New Zealand-born Taika Waititi certainly isn’t the first filmmaker to mock Nazi Germany. Charlie Chaplin ridiculed Hitler in The Great Dictator, Mel Books lampooned him with Springtime for Hitler, as did Roberto Benigni in Life Is Beautiful and Quentin Tarantino in Inglorious Basterds.
But Taika Waititi’s approach is unique. Set in the fictional town of Falkenheim in Germany during the closing months of W.W.II, he focuses on plucky 10 year-old Johannes Betzler (Roman Griffin Davis), who is “massively into swastikas” and besotted with his imaginary friend, buffoonish Adolf Hitler (Waititi).
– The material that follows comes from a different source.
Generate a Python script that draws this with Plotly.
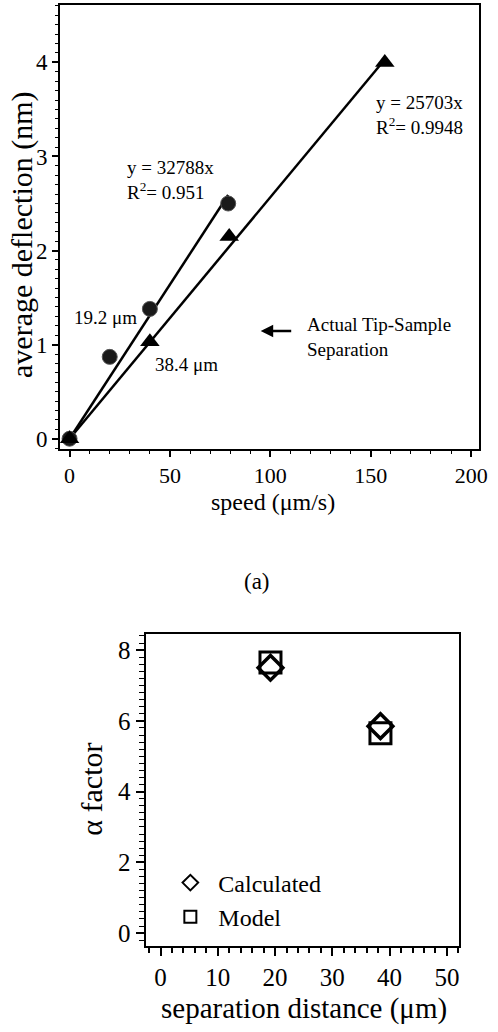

An avid member of Jungvolk of the Hitler Youth, Jojo eagerly heads off for training camp, only to be publicly humiliated by Capt. Klenzendorf (Sam Rockwell) and book-burning Fraulein Rahm (Rebel Wilson) for not wringing the neck of a tiny rabbit.
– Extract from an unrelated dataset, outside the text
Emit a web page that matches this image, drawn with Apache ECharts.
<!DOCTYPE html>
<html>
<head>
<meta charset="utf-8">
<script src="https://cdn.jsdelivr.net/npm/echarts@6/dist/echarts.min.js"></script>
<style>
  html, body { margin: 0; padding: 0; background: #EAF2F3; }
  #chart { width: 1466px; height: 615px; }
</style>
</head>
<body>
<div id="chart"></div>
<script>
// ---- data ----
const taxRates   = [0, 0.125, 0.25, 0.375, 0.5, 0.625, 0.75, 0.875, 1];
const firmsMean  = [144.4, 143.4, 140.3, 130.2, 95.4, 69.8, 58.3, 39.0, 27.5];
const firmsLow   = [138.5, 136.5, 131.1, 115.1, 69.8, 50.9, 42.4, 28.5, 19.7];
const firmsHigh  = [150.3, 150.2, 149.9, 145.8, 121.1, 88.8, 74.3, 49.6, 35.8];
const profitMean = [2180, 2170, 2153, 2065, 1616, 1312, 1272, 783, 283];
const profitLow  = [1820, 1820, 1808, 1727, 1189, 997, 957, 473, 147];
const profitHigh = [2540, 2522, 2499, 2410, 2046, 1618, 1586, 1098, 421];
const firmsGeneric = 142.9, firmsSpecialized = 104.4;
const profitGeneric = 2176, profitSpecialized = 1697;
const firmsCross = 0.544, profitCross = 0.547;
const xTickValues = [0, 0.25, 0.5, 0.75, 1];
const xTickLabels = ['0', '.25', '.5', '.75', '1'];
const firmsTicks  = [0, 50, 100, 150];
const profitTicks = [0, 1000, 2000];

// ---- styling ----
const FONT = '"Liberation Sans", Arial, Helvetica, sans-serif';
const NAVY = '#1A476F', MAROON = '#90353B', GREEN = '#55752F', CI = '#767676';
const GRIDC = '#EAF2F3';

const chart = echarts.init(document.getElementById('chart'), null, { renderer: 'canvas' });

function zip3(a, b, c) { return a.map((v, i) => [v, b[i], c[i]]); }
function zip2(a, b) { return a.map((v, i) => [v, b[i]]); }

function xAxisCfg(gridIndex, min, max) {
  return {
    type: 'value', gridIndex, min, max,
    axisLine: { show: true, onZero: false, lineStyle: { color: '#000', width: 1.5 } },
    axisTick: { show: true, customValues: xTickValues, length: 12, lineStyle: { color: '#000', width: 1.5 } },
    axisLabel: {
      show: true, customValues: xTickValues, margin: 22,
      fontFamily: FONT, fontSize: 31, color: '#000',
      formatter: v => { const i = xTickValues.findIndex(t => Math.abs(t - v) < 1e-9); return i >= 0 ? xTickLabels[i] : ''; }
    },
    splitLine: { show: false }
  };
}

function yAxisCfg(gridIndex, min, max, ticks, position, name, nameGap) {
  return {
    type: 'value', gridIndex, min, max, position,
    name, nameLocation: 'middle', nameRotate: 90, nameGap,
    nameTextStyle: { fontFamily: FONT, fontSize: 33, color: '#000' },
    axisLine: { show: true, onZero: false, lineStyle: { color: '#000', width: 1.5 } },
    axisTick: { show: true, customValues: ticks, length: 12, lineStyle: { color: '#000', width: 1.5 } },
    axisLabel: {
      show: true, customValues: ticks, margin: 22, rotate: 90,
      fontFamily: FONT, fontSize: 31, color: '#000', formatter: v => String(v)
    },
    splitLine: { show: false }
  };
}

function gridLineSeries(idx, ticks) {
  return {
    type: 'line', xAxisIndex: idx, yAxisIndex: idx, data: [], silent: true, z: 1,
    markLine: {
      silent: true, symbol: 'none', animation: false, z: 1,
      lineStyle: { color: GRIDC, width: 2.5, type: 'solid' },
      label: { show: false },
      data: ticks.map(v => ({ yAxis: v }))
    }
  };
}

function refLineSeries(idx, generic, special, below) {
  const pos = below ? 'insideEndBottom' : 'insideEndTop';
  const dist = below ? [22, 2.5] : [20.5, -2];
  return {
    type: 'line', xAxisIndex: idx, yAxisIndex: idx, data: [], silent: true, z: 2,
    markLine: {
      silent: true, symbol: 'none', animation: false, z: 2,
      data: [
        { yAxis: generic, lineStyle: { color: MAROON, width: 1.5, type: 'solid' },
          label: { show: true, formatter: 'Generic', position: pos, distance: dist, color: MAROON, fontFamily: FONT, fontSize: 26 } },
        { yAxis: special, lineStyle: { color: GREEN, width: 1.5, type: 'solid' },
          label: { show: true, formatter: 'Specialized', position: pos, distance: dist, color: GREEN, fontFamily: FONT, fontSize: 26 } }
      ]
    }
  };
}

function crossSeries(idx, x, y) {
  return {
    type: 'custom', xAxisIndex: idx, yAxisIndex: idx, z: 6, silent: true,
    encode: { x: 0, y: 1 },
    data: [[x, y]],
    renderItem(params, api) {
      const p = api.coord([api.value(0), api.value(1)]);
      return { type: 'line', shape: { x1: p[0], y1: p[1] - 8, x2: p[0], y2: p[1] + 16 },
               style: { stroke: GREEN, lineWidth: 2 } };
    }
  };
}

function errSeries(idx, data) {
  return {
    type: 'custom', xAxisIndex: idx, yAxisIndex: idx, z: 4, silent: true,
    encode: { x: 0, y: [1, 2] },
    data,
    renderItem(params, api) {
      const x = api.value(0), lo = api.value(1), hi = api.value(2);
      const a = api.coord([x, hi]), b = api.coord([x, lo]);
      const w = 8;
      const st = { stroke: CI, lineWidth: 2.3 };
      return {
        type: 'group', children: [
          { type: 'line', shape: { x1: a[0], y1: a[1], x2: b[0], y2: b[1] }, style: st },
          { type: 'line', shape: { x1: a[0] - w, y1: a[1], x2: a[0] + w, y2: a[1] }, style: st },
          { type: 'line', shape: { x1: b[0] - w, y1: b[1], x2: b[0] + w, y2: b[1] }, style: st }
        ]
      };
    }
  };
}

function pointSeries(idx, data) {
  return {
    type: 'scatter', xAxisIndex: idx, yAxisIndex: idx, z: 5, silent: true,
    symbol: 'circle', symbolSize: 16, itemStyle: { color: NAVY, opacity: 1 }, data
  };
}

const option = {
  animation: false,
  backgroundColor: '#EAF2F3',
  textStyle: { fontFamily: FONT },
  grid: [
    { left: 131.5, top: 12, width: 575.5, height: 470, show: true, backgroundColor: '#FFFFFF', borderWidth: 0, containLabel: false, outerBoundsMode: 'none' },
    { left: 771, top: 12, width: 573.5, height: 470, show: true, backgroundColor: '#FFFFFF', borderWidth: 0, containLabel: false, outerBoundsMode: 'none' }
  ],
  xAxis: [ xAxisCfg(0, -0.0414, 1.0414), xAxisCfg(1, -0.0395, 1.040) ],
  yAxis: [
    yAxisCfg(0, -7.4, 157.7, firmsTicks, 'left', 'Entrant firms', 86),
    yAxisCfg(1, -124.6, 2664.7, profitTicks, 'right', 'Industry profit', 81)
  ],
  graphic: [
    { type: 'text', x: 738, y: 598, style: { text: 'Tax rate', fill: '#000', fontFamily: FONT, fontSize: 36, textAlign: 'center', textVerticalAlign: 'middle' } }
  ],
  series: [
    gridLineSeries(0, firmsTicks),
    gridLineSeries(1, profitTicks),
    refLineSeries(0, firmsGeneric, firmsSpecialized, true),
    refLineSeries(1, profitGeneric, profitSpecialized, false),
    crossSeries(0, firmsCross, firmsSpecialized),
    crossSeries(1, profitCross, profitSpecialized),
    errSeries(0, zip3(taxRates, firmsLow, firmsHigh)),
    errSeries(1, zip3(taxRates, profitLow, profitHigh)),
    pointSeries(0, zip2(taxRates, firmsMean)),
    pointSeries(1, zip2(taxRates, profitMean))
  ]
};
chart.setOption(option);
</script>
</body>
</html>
Then, one day, Jojo discovers that his mother, Rosie (Scarlett Johansson), has been secretly harboring Elsa (Thomasin McKenzie), a frightened Jewish teenager, behind a wall in their home. Stunned that she doesn’t have horns, a forked tongue and a tail, he quizzes Elsa about Jews.
“We’re like you, but human,” Elsa explains, adding, “You’re not a Nazi, Jojo. You’re a 10 year-old boy who likes dressing up in a funny uniform.”
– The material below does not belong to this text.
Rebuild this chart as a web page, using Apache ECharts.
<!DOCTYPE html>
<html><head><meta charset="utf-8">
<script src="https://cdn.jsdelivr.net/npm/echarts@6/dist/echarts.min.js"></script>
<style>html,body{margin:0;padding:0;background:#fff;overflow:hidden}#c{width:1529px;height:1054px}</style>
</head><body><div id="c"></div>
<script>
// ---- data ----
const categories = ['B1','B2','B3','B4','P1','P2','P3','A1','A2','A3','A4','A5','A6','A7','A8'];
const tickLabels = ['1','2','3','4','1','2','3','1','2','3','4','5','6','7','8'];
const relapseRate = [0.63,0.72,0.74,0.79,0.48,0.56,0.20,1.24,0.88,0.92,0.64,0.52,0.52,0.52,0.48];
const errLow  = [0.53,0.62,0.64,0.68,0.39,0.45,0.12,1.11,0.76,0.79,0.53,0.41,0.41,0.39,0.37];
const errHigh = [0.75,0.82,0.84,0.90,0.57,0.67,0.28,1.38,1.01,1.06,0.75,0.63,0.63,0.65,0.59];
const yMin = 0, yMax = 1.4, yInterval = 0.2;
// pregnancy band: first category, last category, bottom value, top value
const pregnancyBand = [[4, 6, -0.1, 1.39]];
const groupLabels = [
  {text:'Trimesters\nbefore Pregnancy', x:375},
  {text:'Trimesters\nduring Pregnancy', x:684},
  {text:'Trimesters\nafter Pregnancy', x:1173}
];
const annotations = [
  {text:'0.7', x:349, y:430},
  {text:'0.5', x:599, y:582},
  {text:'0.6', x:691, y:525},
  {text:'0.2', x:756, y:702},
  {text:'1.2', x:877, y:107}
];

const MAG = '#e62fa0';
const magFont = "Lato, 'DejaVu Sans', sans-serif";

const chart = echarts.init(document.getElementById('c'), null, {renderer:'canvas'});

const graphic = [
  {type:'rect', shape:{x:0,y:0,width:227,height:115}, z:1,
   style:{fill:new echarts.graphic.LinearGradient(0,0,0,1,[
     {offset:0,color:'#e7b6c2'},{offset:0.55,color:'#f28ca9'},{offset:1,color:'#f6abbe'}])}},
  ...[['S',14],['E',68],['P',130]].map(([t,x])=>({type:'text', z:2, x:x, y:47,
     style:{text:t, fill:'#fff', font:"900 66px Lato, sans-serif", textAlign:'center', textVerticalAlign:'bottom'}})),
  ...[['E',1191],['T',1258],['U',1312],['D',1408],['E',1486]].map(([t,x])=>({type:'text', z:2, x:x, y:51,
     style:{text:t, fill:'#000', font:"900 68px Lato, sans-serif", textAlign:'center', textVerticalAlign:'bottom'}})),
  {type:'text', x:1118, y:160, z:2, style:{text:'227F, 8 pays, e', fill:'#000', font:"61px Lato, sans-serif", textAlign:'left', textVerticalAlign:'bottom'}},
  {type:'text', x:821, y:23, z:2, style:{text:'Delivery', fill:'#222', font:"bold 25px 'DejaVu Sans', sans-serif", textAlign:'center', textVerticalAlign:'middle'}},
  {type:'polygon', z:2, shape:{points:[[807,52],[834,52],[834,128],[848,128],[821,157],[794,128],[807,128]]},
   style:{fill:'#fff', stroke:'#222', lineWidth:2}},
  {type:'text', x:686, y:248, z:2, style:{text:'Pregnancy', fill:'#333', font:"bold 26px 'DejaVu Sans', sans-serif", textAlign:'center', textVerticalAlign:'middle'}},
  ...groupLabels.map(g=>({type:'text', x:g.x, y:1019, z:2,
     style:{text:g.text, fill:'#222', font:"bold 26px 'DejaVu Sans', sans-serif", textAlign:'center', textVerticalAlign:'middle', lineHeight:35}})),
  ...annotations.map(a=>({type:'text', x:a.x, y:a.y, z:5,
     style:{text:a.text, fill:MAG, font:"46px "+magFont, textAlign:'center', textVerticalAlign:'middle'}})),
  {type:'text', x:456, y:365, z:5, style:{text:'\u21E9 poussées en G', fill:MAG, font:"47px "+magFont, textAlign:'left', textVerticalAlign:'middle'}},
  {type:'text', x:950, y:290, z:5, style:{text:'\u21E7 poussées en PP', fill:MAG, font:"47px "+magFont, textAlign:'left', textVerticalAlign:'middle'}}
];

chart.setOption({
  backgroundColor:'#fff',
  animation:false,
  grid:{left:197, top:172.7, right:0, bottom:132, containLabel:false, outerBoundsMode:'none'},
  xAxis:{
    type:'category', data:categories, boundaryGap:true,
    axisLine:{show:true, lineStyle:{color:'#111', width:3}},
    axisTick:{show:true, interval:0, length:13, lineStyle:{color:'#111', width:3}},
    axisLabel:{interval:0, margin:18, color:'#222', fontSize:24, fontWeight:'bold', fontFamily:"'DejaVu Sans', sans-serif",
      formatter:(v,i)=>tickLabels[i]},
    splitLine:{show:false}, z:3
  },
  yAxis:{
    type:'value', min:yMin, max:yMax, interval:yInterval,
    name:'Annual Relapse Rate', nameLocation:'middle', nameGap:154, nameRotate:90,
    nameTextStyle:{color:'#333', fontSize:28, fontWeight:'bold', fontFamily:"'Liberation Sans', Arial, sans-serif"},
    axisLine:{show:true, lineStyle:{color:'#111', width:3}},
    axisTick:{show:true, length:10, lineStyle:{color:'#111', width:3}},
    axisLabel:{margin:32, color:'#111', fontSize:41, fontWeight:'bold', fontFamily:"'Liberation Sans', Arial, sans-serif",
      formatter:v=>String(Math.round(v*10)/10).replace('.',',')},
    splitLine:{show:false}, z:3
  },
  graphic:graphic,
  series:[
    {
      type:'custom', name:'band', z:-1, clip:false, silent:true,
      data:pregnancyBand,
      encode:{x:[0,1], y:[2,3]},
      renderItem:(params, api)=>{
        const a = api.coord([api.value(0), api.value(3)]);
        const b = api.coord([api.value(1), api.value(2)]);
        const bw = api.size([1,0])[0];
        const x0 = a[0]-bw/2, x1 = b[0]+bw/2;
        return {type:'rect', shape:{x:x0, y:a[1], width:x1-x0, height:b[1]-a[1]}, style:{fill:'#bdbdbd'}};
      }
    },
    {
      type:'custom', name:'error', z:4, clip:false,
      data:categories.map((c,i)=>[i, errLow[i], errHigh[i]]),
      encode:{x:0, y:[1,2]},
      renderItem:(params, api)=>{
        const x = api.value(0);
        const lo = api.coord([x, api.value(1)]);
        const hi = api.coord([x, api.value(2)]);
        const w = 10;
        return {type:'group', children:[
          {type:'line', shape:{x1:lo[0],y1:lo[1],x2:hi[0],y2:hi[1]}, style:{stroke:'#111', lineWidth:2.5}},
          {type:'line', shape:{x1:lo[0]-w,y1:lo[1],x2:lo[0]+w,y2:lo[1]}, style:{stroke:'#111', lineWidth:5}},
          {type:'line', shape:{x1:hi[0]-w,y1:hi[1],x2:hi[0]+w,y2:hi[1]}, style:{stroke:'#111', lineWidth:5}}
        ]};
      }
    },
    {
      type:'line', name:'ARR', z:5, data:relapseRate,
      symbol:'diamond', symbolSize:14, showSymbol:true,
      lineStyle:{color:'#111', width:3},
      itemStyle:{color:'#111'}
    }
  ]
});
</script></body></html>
Jojo is caught in a moral conundrum. If he turns in Elsa, he’s betraying his mother. If he doesn’t, he’s betraying his friend Adolf. And the film chronicles his gradual realization that everything he believes to be true about the Fatherland is a monstrous lie.
As delusional Jojo, Roman Griffin Davis is nothing short of amazing, along with Archie Yates as his best friend.
Loosely based on Christine Leunens’ novel Caging Skies, Waititi’s timely satire veers from playful parody to real-life terror, boldly treading the thin line between fantasy and drama.
FYI: On this father’s side, Taika Waititi is Maori, the indigenous Polynesian people of New Zealand; on his mother’s side, he’s Russian-Jewish.
On the Granger Movie Gauge of 1 to 10, Jojo Rabbit is an intriguing, edgy 8, reminding younger generations what happened more than 70 years ago.